Hacker News new | ask | show | jobs
by throwaway458864 1713 days ago
Assuming you mean the connections between the components - a hodge-podge of different models, tools, techniques. There is no one way to do it, partly because of how different any given system can be from another. Even within software engineering, it really depends on the industry you're in, the application of the software, the stakeholders, the risks.

But generally speaking, most people only track the connections at design time, as an artifact of overall architecture. And this isn't great, because as the system changes (modern software systems change constantly) the entire system development lifecycle is not being re-assessed every time some component changes.

So in the best case, with a Waterfall model, you have very well defined connections in design, and you have to pray that your SDLC validates that design. But most people prefer Agile, which in practice means "I don't need a well defined system! #YOLOEngineering". So everything is built ad-hoc and nobody even attempts to figure out the entire picture. And in that case, Operations may be told to figure it out (they're the ones running it all, so they have the best vantage), and they tend to implement monitoring and distributed tracing that enables cobbling together a picture of how things are actually working. But that's not fed back into teams' designs, it's just used for addressing problems after the fact.
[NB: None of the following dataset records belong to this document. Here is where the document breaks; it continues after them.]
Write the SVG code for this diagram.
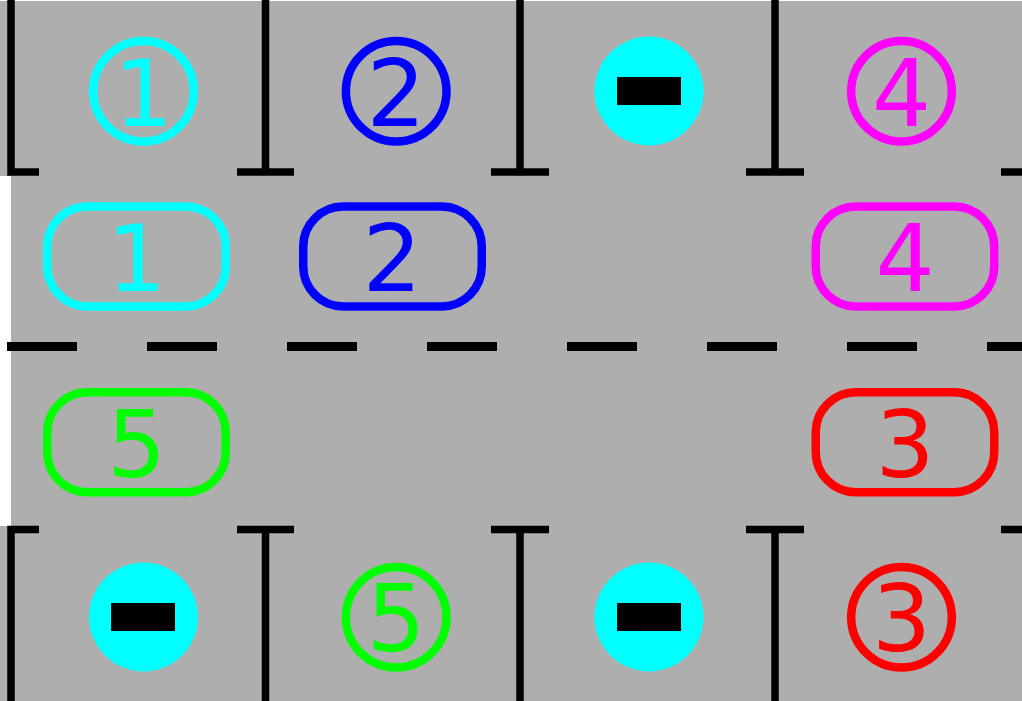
<svg xmlns="http://www.w3.org/2000/svg" width="1022" height="701" viewBox="0 0 1022 701">
<style>
text{font-family:"DejaVu Sans",sans-serif;font-size:93px;text-anchor:middle}
.w{stroke:#000;stroke-width:7.500;fill:none}
.d{stroke:#000;stroke-width:9;fill:none;stroke-dasharray:70 70}
.b{fill:none;stroke-width:8.500}
.disc{fill:#0ff}
</style>
<defs>
<rect id="pill" x="-89.250" y="-50" width="178.500" height="100" rx="40" ry="40"/>
<circle id="ring" r="50.300"/>
</defs>
<rect width="1022" height="701" fill="#fff"/>
<rect x="0" y="1" width="1022" height="175" fill="#aeaeae"/>
<rect x="11" y="176" width="1011" height="350" fill="#aeaeae"/>
<rect x="0" y="526" width="1022" height="175" fill="#aeaeae"/>
<g id="connectors">
<path class="w" d="M11 0V172H39M237 172H294M265.500 0V172M491 172H549M520 0V172M746 172H804M775 0V172M1001 172H1022"/>
<path class="w" d="M39 529.500H11V701M237 529.500H294M265.500 529.500V701M491 529.500H549M520 529.500V701M746 529.500H804M775 529.500V701M1001 529.500H1022"/>
<path class="d" d="M7 346.500H1022"/>
</g>
<g id="top-1" fill="#0ff"><use href="#ring" x="143.500" y="91.200" class="b" stroke="#0ff"/><text x="143.500" y="126">1</text></g>
<g id="top-2" fill="#00f"><use href="#ring" x="396.200" y="91.200" class="b" stroke="#00f"/><text x="396" y="126">2</text></g>
<g id="top-3"><circle class="disc" cx="649" cy="91" r="54.500"/><rect x="617" y="77" width="64" height="28"/></g>
<g id="top-4" fill="#f0f"><use href="#ring" x="901.500" y="91.200" class="b" stroke="#f0f"/><text x="901.500" y="126">4</text></g>
<g id="pill-1" fill="#0ff"><use href="#pill" x="136.500" y="256.500" class="b" stroke="#0ff"/><text x="136.500" y="291">1</text></g>
<g id="pill-2" fill="#00f"><use href="#pill" x="392.500" y="256.500" class="b" stroke="#00f"/><text x="392" y="291">2</text></g>
<g id="pill-4" fill="#f0f"><use href="#pill" x="905" y="256.500" class="b" stroke="#f0f"/><text x="905" y="291">4</text></g>
<g id="pill-5" fill="#0f0"><use href="#pill" x="136.500" y="442.200" class="b" stroke="#0f0"/><text x="136.500" y="477">5</text></g>
<g id="pill-3" fill="#f00"><use href="#pill" x="905" y="442.200" class="b" stroke="#f00"/><text x="905" y="477">3</text></g>
<g id="bottom-1"><circle class="disc" cx="143.500" cy="617" r="54.500"/><rect x="111" y="603" width="64" height="28"/></g>
<g id="bottom-5" fill="#0f0"><use href="#ring" x="396.200" y="617.200" class="b" stroke="#0f0"/><text x="396" y="651">5</text></g>
<g id="bottom-2"><circle class="disc" cx="649" cy="617" r="54.500"/><rect x="617" y="603" width="64" height="28"/></g>
<g id="bottom-3" fill="#f00"><use href="#ring" x="901.500" y="617.200" class="b" stroke="#f00"/><text x="901.500" y="651">3</text></g>
</svg>
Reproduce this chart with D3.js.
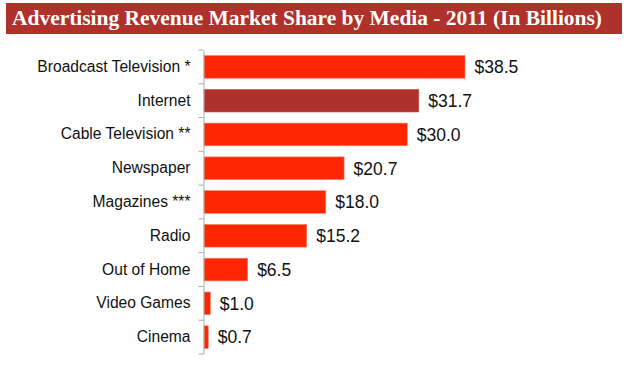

To be specific: you might use ADRs and manually crafted diagrams to map out the connections, or UML, or some other systems diagramming tool/standard. But often that's created only at a certain level of the system, and doesn't dive deep into component interfaces or tolerances/limits or availability. So the full picture can never be seen from one view, and it's almost never the teams themselves mapping it out.

1 comments

That's exactly what I meant. For standardization, does Kubernetes help in that regard? For example when using network rules to whitelist what component is allowed to communicate with what service? I imagine extracting the current rules and building a graph makes discovery easier. No tolerance/limits/throughput or availability data is included though. The approach is also limited to the cluster level, excluding out-of-cluster communication, while having everything in the cluster may not be that secure.
You're spot on, it would provide limited information. In fact, it may be better to use a network monitor to trace network connections and graph that. Old network rules stick around, and so a graph of just the rules would show you connections that may not exist. And network rules are often made of CIDRs or port ranges, so it's not telling you what actual nodes are receiving traffic. If the CIDR and port range includes multiple networks with multiple components each, you don't really know what's connected to what. Distributed tracing is basically that from the application layer (and includes network calls).

Like yourapostasy says, this kind of post-hoc system design can lead to fallacies, and doesn't contribute to the initial design of the system. If you have nothing else to go on, it helps. But your time is probably better spent investing in formal specifications, and then developing components, connections, and all the operational aspects as implementations and validations of the specification.

Many papers have been published about this, spanning from the 70s to the late 90s, talking about the evolution of software systems engineering. After the 2000s, software engineering became more art than science when the Agile Manifesto gave everyone an excuse to stop caring about rigor.

Oh, ho ho. It is so much more than network dependencies. K8s helps somewhat by pointing a possible direction, but this is truly an Alice in Wonderland, "just how deep into the rabbit hole do you want to go?" problem space. Note the following is from the big-org perspective, small organizations don't really have this problem nearly as bad, but might start seeing this more as we all move into the cloud.

IMHO, the declarative configuration management folks have their heart in the right place, but at their level we've already lost a lot of information and are just shoving around peas on the plate. Post hoc systems information capture is always a lossy, imprecise, empirically-driven affair. Service registries are only scratching the tip of the iceberg.

Everyone is afraid to bite the bullet and start Encoding All The Things, because down that path lies religious wars over what to encode and how to express the encoding. Even with a service registry, I lack information on SLO's, SLA's, RTO's, RPO's, planned outages, A/B (and C/D/E/...) state, ownerships of all kinds, responsibilities of all kinds, architecture, deps of all kinds, onboarding steps and constraints, governance gates, decomm steps and constraints, change approval gates, the timing of each of those, and so on. That's just capturing the information; now imagine the insanity of walking that nightmare graph to seek impossible interlocks (which we humans accept by overriding with outages, for example), or figure out just how long it should take to accomplish a given set of related goals.

We currently handle this as an industry through blunt force trauma on the problem space itself, while contorting ourselves as Matrix-like as possible to sustain as little in return upon ourselves in the process, through a hodge podge of techniques, tools, processes, and exasperation. At this point, I'm not exactly certain we'll fully address this space without a Culture Mind-level AI (said tongue in cheek, I really do think there is some promising work being done in this field, it is just a grind).